** EXERCISE DIRECTIONS **
All lines from the beginning of the listing through the line with "from matplotlib.patches import Rectangle" are to be copied word for word; the pictures are not.

** SUPPLIED DATA **
┌────────

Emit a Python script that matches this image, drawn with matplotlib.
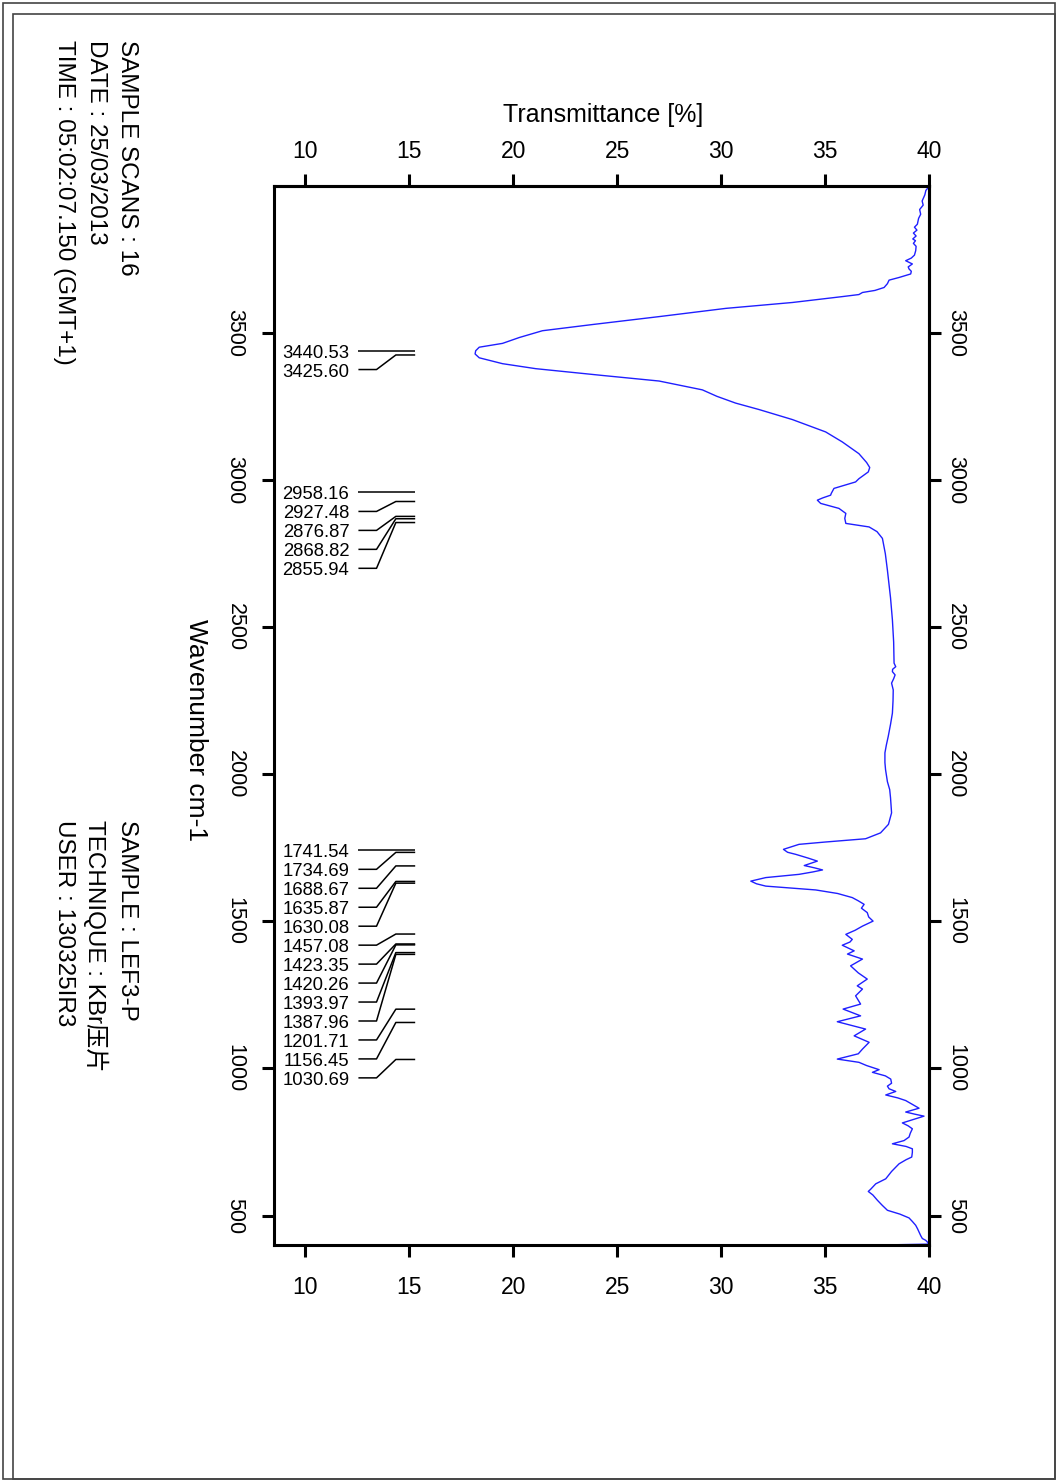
import matplotlib
matplotlib.use("Agg")
import matplotlib.pyplot as plt
import matplotlib.transforms as mtransforms
from matplotlib.patches import Rectangle

plt.rcParams['font.family'] = ['Liberation Sans', 'DejaVu Sans']

# ---------------- data ----------------
wavenumber = [3998, 3985, 3970, 3949, 3935, 3920, 3904, 3890, 3870, 3860, 3850, 3840, 3830,
              3820, 3814, 3805, 3795, 3780, 3765, 3755, 3746, 3740, 3735, 3725, 3718, 3710,
              3701, 3689, 3680, 3668, 3655, 3645, 3638, 3631, 3624, 3604, 3584, 3556, 3529,
              3508, 3485, 3465, 3452, 3440, 3429, 3416, 3396, 3379, 3356, 3337, 3307, 3285,
              3262, 3240, 3206, 3164, 3130, 3090, 3060, 3043, 3028, 3005, 2994, 2972, 2955,
              2949, 2940, 2932, 2921, 2904, 2887, 2870, 2853, 2841, 2825, 2802, 2750, 2694,
              2600, 2525, 2450, 2378, 2366, 2357, 2349, 2338, 2325, 2310, 2287, 2250, 2208,
              2170, 2129, 2100, 2073, 2040, 2016, 1975, 1948, 1920, 1869, 1830, 1801, 1781,
              1770, 1762, 1745, 1735, 1728, 1715, 1705, 1697, 1690, 1682, 1675, 1668, 1660,
              1649, 1637, 1628, 1620, 1607, 1595, 1581, 1570, 1558, 1545, 1530, 1515, 1501,
              1484, 1470, 1456, 1439, 1430, 1419, 1400, 1389, 1372, 1360, 1349, 1325,
              1304, 1281, 1270, 1247, 1232, 1219, 1202, 1179, 1159, 1134, 1111, 1089,
              1066, 1050, 1032, 1021, 1010, 996,
              987, 975, 964, 950, 940, 931, 922, 910, 900, 891, 878, 865, 852, 845, 838, 828,
              815, 805, 795, 780, 767, 755, 744, 735, 727, 715, 699, 690, 676, 650, 625, 608,
              590, 582, 570, 552, 535, 518, 505, 492, 480, 467, 455, 444, 432, 422, 416, 408,
              403, 400]
transmittance = [40.0, 39.85, 39.8, 39.67, 39.72, 39.55, 39.6, 39.5, 39.44, 39.3, 39.42, 39.25,
                 39.38, 39.22, 39.35, 39.25, 39.38, 39.36, 39.3, 39.15, 38.88, 39.05, 39.2,
                 39.0, 39.04, 39.15, 39.12, 38.56, 38.08, 38.0, 37.84, 37.4, 36.8, 36.63,
                 35.83, 33.43, 30.23, 27.02, 23.81, 21.41, 20.3, 19.49, 18.37, 18.2, 18.17,
                 18.37, 19.49, 21.09, 24.29, 27.02, 29.1, 29.8, 30.7, 31.83, 33.43, 35.03,
                 35.83, 36.63, 37.0, 37.15, 37.08, 36.63, 36.47, 35.43, 35.3, 35.27, 34.9,
                 34.63, 34.79, 35.67, 36.0, 35.95, 36.0, 37.12, 37.5, 37.76, 37.9, 38.0,
                 38.15, 38.24, 38.3, 38.32, 38.4, 38.25, 38.24, 38.37, 38.3, 38.2, 38.28,
                 38.27, 38.24, 38.15, 38.04, 37.95, 37.88, 37.88, 37.91, 38.0, 38.11, 38.15,
                 38.2, 38.05, 37.67, 36.95, 35.03, 33.75, 33.0, 33.2, 33.59, 34.2, 34.63,
                 34.3, 34.0, 34.5, 34.88, 34.4, 33.75, 32.15, 31.43, 31.7, 32.15, 34.55, 35.6,
                 36.31, 36.6, 36.88, 36.75, 37.03, 37.1, 37.31,
                 36.8, 36.45, 36.0, 36.31, 36.2, 35.83, 36.4, 36.08, 36.8, 36.5, 36.23, 36.6,
                 37.03, 36.55, 36.8, 36.47, 36.6, 36.71, 35.87, 36.71, 35.59, 36.95, 36.4,
                 37.12, 36.8, 36.6, 35.59, 36.63, 37.0,
                 37.6, 37.28, 37.9, 38.16, 38.2, 38.0, 38.08, 38.4, 37.92, 38.5, 38.88, 39.2,
                 39.52, 38.88, 39.3, 39.76, 39.3, 38.72, 39.0, 39.2, 39.1, 39.04, 38.8, 38.24,
                 38.9, 39.2, 39.2, 39.17, 38.9, 38.56, 38.2, 37.92, 37.44, 37.2, 37.08, 37.3,
                 37.52, 37.75, 38.0, 38.6, 39.04, 39.2, 39.36, 39.45, 39.52, 39.6, 39.68,
                 39.84, 39.95, 40.0, 37.7]

peak_wavenumbers = [3440.53, 3425.60, 2958.16, 2927.48, 2876.87, 2868.82, 2855.94,
                    1741.54, 1734.69, 1688.67, 1635.87, 1630.08, 1457.08, 1423.35,
                    1420.26, 1393.97, 1387.96, 1201.71, 1156.45, 1030.69]

x_ticks = [10, 15, 20, 25, 30, 35, 40]
y_ticks = [3500, 3000, 2500, 2000, 1500, 1000, 500]

info_left = ["SAMPLE SCANS : 16", "DATE : 25/03/2013", "TIME : 05:02:07.150 (GMT+1)"]
info_right = ["SAMPLE : LEF3-P", "TECHNIQUE : KBr压片", "USER : 130325IR3"]

# ---------------- figure ----------------
W, H = 1057, 1483
fig = plt.figure(figsize=(W / 100, H / 100), dpi=100)

def fx(px):
    return px / W

def fy(py):
    return 1 - py / H

# page frame
fig.add_artist(Rectangle((fx(3), fy(1479)), fx(1055) - fx(3), fy(3) - fy(1479),
                         transform=fig.transFigure, fill=False, lw=1.2, ec='#444444'))
fig.add_artist(Rectangle((fx(13), fy(1479)), fx(1055) - fx(13), fy(14) - fy(1479),
                         transform=fig.transFigure, fill=False, lw=1.2, ec='#444444'))

ax = fig.add_axes([fx(274), fy(1245), fx(929) - fx(274), fy(186) - fy(1245)])
ax.plot(transmittance, wavenumber, color='#1f1fff', lw=1.0)
ax.set_xlim(8.5, 40)
ax.set_ylim(400, 4000)

for s in ax.spines.values():
    s.set_linewidth(2.2)

ax.set_xticks(x_ticks)
ax.set_yticks(y_ticks)
ax.tick_params(axis='x', which='major', direction='out', length=8.5, width=2.2,
               labelsize=16.5, pad=14, top=False, bottom=True)
ax.tick_params(axis='y', which='major', direction='out', length=8.5, width=2.2,
               labelsize=15.5, pad=12, left=True, right=False, labelrotation=-90)
for lab in ax.get_yticklabels():
    lab.set_va('center')

secx = ax.secondary_xaxis('top')
secx.set_xticks(x_ticks)
secx.tick_params(axis='x', direction='out', length=8.5, width=2.2, labelsize=16.5, pad=8)
secx.spines['top'].set_linewidth(2.2)

secy = ax.secondary_yaxis('right')
secy.set_yticks(y_ticks)
secy.tick_params(axis='y', direction='out', length=8.5, width=2.2, labelsize=15.5, pad=3,
                 labelrotation=-90)
secy.spines['right'].set_linewidth(2.2)
for lab in secy.get_yticklabels():
    lab.set_va('center')

# peak annotations
spacing = 64.45
text_x, l0, l1, l2, l3 = 12.12, 12.56, 13.43, 14.36, 15.29
text_tr = mtransforms.offset_copy(ax.transData, fig=fig, x=0, y=-2.5, units='dots')
prev = None
for wn in peak_wavenumbers:
    ly = wn if prev is None else min(wn, prev - spacing)
    prev = ly
    ax.plot([l0, l1, l2, l3], [ly, ly, wn, wn], color='black', lw=1.1, solid_capstyle='butt')
    ax.text(text_x, ly, f"{wn:.2f}", transform=text_tr, ha='right', va='center',
            fontsize=13.3)

# axis titles
fig.text(fx(603), fy(115), "Transmittance [%]", ha='center', va='center', fontsize=18)
fig.text(fx(196), fy(730), "Wavenumber cm-1", ha='center', va='center', fontsize=19,
         rotation=-90)

# info texts
xs = [127, 96, 64]
for t, x in zip(info_left, xs):
    fig.text(fx(x), fy(40), t, ha='center', va='top', rotation=-90, fontsize=17.5)
for t, x in zip(info_right, xs):
    fig.text(fx(x), fy(820), t, ha='center', va='top', rotation=-90, fontsize=17.5,
             family=['Liberation Sans', 'Noto Sans CJK SC'])

fig.savefig("out.png", dpi=100)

└────────

** FINISHED EXERCISE **
Emit a Python script that matches this image, drawn with matplotlib.
import matplotlib
matplotlib.use("Agg")
import matplotlib.pyplot as plt
import matplotlib.transforms as mtransforms
from matplotlib.patches import Rectangle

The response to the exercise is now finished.